* _Exercise task_:
Go through the listing beneath this task and return every line that carries the string "draws".

* _Given records_:
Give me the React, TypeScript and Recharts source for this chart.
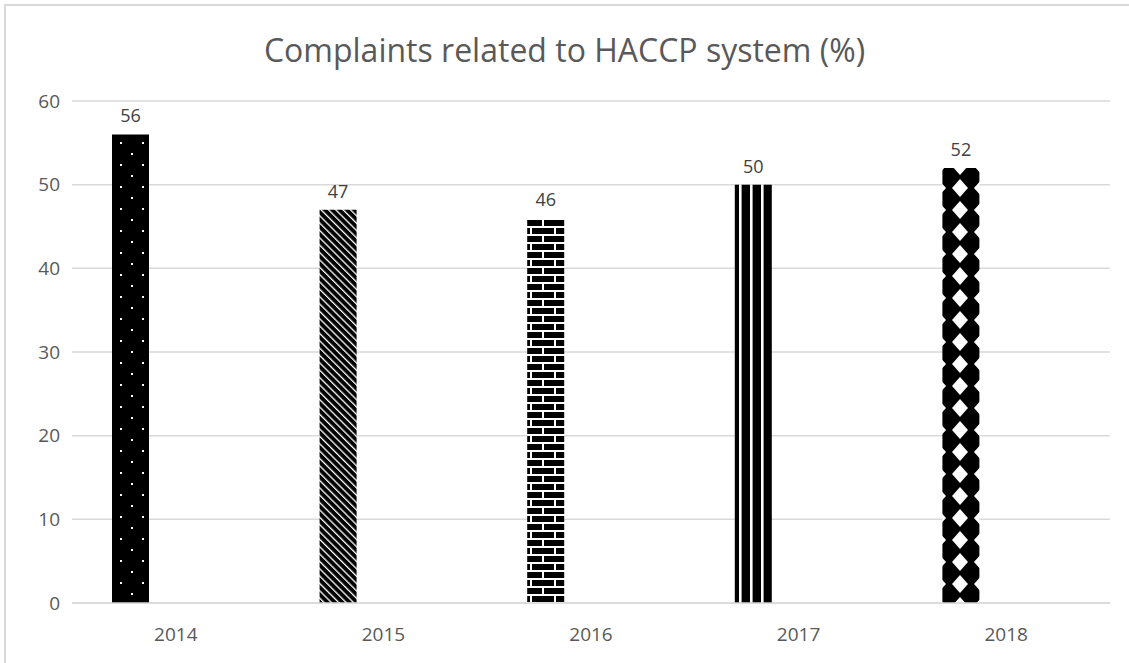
import { Bar, BarChart, CartesianGrid, Cell, LabelList, XAxis, YAxis } from 'recharts'

const years = ['2014', '2015', '2016', '2017', '2018']
const complaints = [56, 47, 46, 50, 52]
const yTicks = [0, 10, 20, 30, 40, 50, 60]

const patternIds = ['dots', 'diag', 'brick', 'vstripe', 'diamond']

const data = years.map((year, i) => ({
  year,
  complaints: complaints[i],
  blankA: null,
  blankB: null,
}))

const gray = '#595959'
const font = '"Open Sans", "Noto Sans", sans-serif'

function Patterns() {
  return (
    <defs>
      <pattern id="dots" width={22} height={22} patternUnits="userSpaceOnUse" x={-1} y={-1}>
        <rect width={22} height={22} fill="#000" />
        <rect x={0} y={0} width={2} height={2} fill="#fff" />
        <rect x={11} y={11} width={2} height={2} fill="#fff" />
      </pattern>
      <pattern
        id="diag"
        width={5.2}
        height={5.2}
        patternUnits="userSpaceOnUse"
        patternTransform="rotate(-45)"
      >
        <rect width={5.2} height={5.2} fill="#000" />
        <rect x={0} y={0} width={1.3} height={5.2} fill="#fff" />
      </pattern>
      <pattern id="brick" width={24} height={16} patternUnits="userSpaceOnUse" x={2} y={2}>
        <rect width={24} height={16} fill="#000" />
        <rect x={0} y={0} width={24} height={2} fill="#fff" />
        <rect x={0} y={8} width={24} height={2} fill="#fff" />
        <rect x={0} y={0} width={2} height={8} fill="#fff" />
        <rect x={12} y={8} width={2} height={8} fill="#fff" />
      </pattern>
      <pattern id="vstripe" width={11} height={11} patternUnits="userSpaceOnUse">
        <rect width={11} height={11} fill="#000" />
        <rect x={2} y={0} width={2.6} height={11} fill="#fff" />
      </pattern>
      <pattern id="diamond" width={22} height={22} patternUnits="userSpaceOnUse" x={3} y={1}>
        <rect width={22} height={22} fill="#000" />
        <polygon points="11,2 19,11 11,20 3,11" fill="#fff" />
      </pattern>
    </defs>
  )
}

export default function App() {
  return (
    <div
      style={{
        position: 'absolute',
        left: 0,
        top: 0,
        width: 1129,
        height: 663,
        overflow: 'hidden',
        background: '#fff',
      }}
    >
      <div
        style={{
          position: 'absolute',
          left: 4,
          top: 4,
          width: 1200,
          height: 800,
          borderLeft: '2px solid #d9d9d9',
          borderTop: '2px solid #d9d9d9',
        }}
      />
      <div
        style={{
          position: 'absolute',
          left: 0,
          top: 29,
          width: 1129,
          textAlign: 'center',
          fontFamily: font,
          fontSize: 32,
          color: gray,
          lineHeight: '42px',
        }}
      >
        Complaints related to HACCP system (%)
      </div>
      <div style={{ position: 'absolute', left: 0, top: 0 }}>
        <BarChart
          width={1129}
          height={663}
          data={data}
          margin={{ top: 101, right: 19, bottom: 30, left: 0 }}
          barSize={37}
          barGap={8.3}
        >
          <Patterns />
          <CartesianGrid vertical={false} stroke="#d9d9d9" strokeWidth={1.5} />
          <XAxis
            dataKey="year"
            height={30}
            tickLine={false}
            tickSize={0}
            tickMargin={25}
            axisLine={{ stroke: '#d9d9d9', strokeWidth: 1.5 }}
            tick={{ fill: gray, fontSize: 19, fontFamily: font }}
          />
          <YAxis
            width={72}
            domain={[0, 60]}
            ticks={yTicks}
            axisLine={false}
            tickLine={false}
            tickSize={0}
            tickMargin={12}
            tick={{ fill: gray, fontSize: 19, fontFamily: font }}
          />
          <Bar dataKey="complaints" isAnimationActive={false}>
            {data.map((d, i) => (
              <Cell key={d.year} fill={`url(#${patternIds[i]})`} />
            ))}
            <LabelList
              dataKey="complaints"
              position="top"
              offset={12}
              fill="#404040"
              fontSize={18}
              fontFamily={font}
            />
          </Bar>
          <Bar dataKey="blankA" isAnimationActive={false} fill="none" />
          <Bar dataKey="blankB" isAnimationActive={false} fill="none" />
        </BarChart>
      </div>
    </div>
  )
}
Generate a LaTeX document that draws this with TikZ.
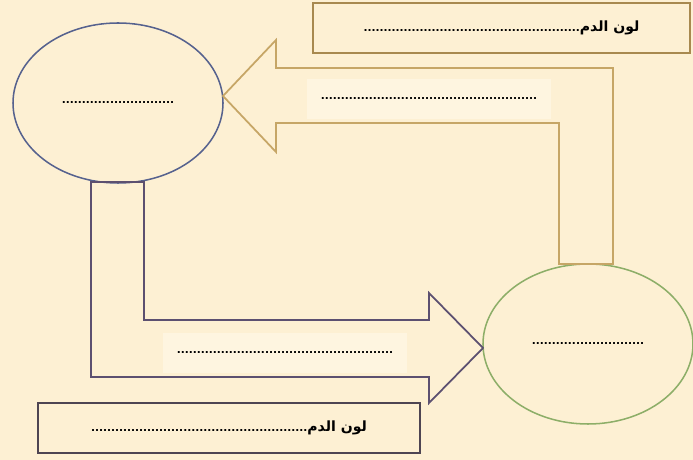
\documentclass[tikz,border=0pt]{standalone}
\usepackage{fontspec}
\usetikzlibrary{shapes.geometric}
\newfontfamily\arabicfont[Script=Arabic]{DejaVu Sans}
\TeXXeTstate=1
\definecolor{paper}{HTML}{FDF0D3}
\definecolor{bandlight}{HTML}{FEF5E0}
\definecolor{ringblue}{HTML}{56628E}
\definecolor{ringgreen}{HTML}{8DAE68}
\definecolor{tanline}{HTML}{C6A666}
\definecolor{tanbox}{HTML}{A8894F}
\definecolor{plumline}{HTML}{5C5070}
\definecolor{plumbox}{HTML}{4E4552}
\newcommand\dotrow[1]{{\arabicfont\bfseries\fontsize{9}{11}\selectfont\foreach\i in {1,...,#1}{.}}}
\newcommand\bloodcolour{\arabicfont\bfseries\beginR{\fontsize{12}{14}\selectfont لون الدم}\dotrow{54}\endR}
\begin{document}
\begin{tikzpicture}[x=0.03cm,y=-0.03cm,
  ring/.style={draw=#1,line width=1.3pt,ellipse,minimum width=6.3cm,minimum height=4.8cm,inner sep=0pt},
  namebox/.style={draw=#1,line width=1.5pt,minimum width=11.4cm,minimum height=1.5cm,inner sep=0pt},
  blockarrow/.style={draw=#1,line width=1.5pt,line join=miter},
  blank/.style={fill=bandlight,minimum height=1.2cm,inner xsep=12pt}]
\useasboundingbox (0,0) rectangle (693,460);
%page
\fill[paper] (0,0) rectangle (693,460);
%labels inside the arrows
\node[blank] (backlabel) at (429,99) {\dotrow{54}};
\node[blank] (outlabel) at (285,353) {\dotrow{54}};
%the two rings
\node[ring=ringblue] (leftring) at (118,103) {\dotrow{28}};
\node[ring=ringgreen] (rightring) at (588,344) {\dotrow{28}};
%block arrows
\draw[blockarrow=plumline] (91,182) |- (429,377) -- (429,403) -- (483,348) -- (429,293) -- (429,320) -| (144,182) -- cycle;
\draw[blockarrow=tanline] (559,264) |- (276,123) -- (276,152) -- (223,96) -- (276,40) -- (276,68) -| (613,264) -- cycle;
%colour boxes
\node[namebox=tanbox,minimum width=11.31cm] (topbox) at (501.5,28) {\bloodcolour};
\node[namebox=plumbox,minimum width=11.46cm] (bottombox) at (229,428) {\bloodcolour};
\end{tikzpicture}
\end{document}
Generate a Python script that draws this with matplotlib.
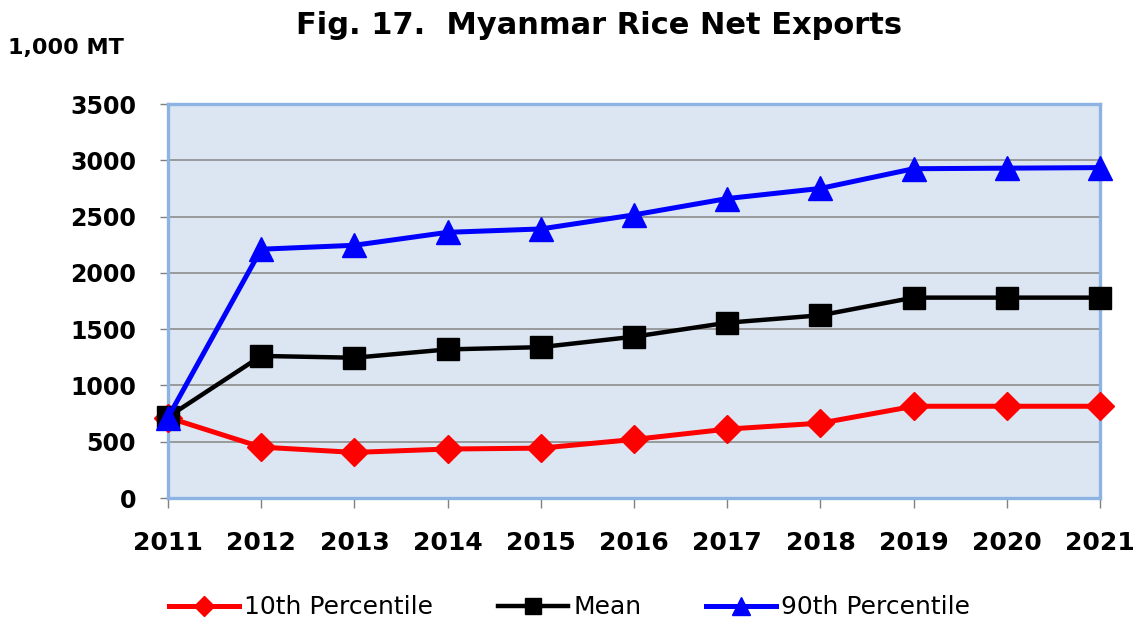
import numpy as np
import matplotlib
matplotlib.use("Agg")
import matplotlib.pyplot as plt

years = [2011, 2012, 2013, 2014, 2015, 2016, 2017, 2018, 2019, 2020, 2021]
p10 = [715, 452, 405, 435, 443, 520, 612, 665, 815, 815, 815]
mean = [720, 1262, 1246, 1320, 1340, 1433, 1557, 1623, 1780, 1780, 1780]
p90 = [715, 2210, 2245, 2360, 2390, 2515, 2660, 2750, 2925, 2930, 2935]
yticks = [0, 500, 1000, 1500, 2000, 2500, 3000, 3500]

plt.rcParams['font.family'] = 'DejaVu Sans'

fig = plt.figure(figsize=(11.42, 6.34), dpi=100)
ax = fig.add_axes([168 / 1142, 136 / 634, 932 / 1142, 394 / 634])
ax.set_facecolor('#DCE6F2')

ax.plot(years, p10, color='#FF0000', lw=3.6, marker='D', ms=14,
        label='10th Percentile', clip_on=False, zorder=3)
ax.plot(years, mean, color='black', lw=3.2, marker='s', ms=16,
        label='Mean', clip_on=False, zorder=4)
ax.plot(years, p90, color='#0000FF', lw=3.6, marker='^', ms=17,
        label='90th Percentile', clip_on=False, zorder=5)

ax.set_xlim(2011, 2021)
ax.set_ylim(0, 3500)
ax.set_xticks(years)
ax.set_yticks(yticks)
ax.yaxis.grid(True, color='#8C8C8C', lw=1.2)
ax.set_axisbelow(True)

for s in ax.spines.values():
    s.set_color('#8DB3E2')
    s.set_linewidth(2.4)

ax.tick_params(axis='y', length=6, width=1, color='#808080', pad=17,
               labelsize=17)
ax.tick_params(axis='x', length=7, width=1, color='#808080', pad=17,
               labelsize=18)
for lab in ax.get_xticklabels() + ax.get_yticklabels():
    lab.set_fontweight('bold')

fig.text(0.525, 0.960, 'Fig. 17.  Myanmar Rice Net Exports', ha='center',
         va='center', fontsize=22, fontweight='bold')
fig.text(0.007, 0.924, '1,000 MT', ha='left', va='center', fontsize=16,
         fontweight='bold')

fig.legend(loc='center', bbox_to_anchor=(0.499, 0.042), ncol=3,
           frameon=False, fontsize=18, handlelength=2.8, handletextpad=0.2,
           columnspacing=2.6, markerscale=0.75)

fig.savefig('out.png', dpi=100)
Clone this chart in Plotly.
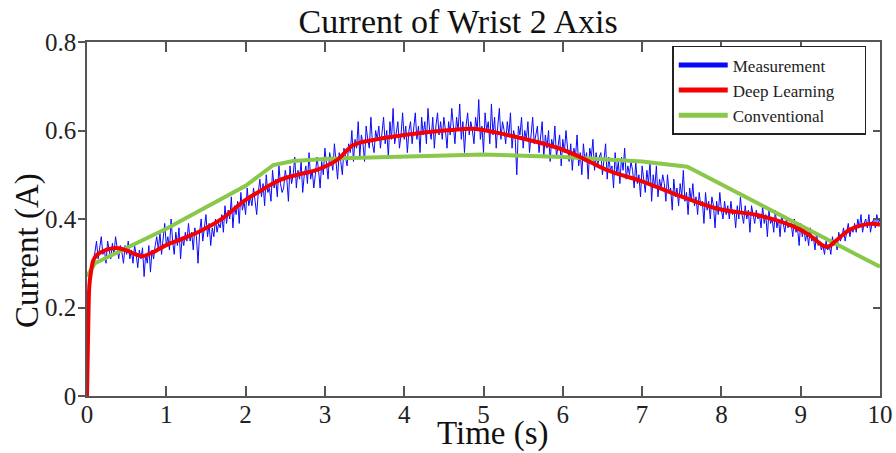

* _Output for this task_:
Generate a LaTeX document that draws this with TikZ.
Generate a Python script that draws this with matplotlib.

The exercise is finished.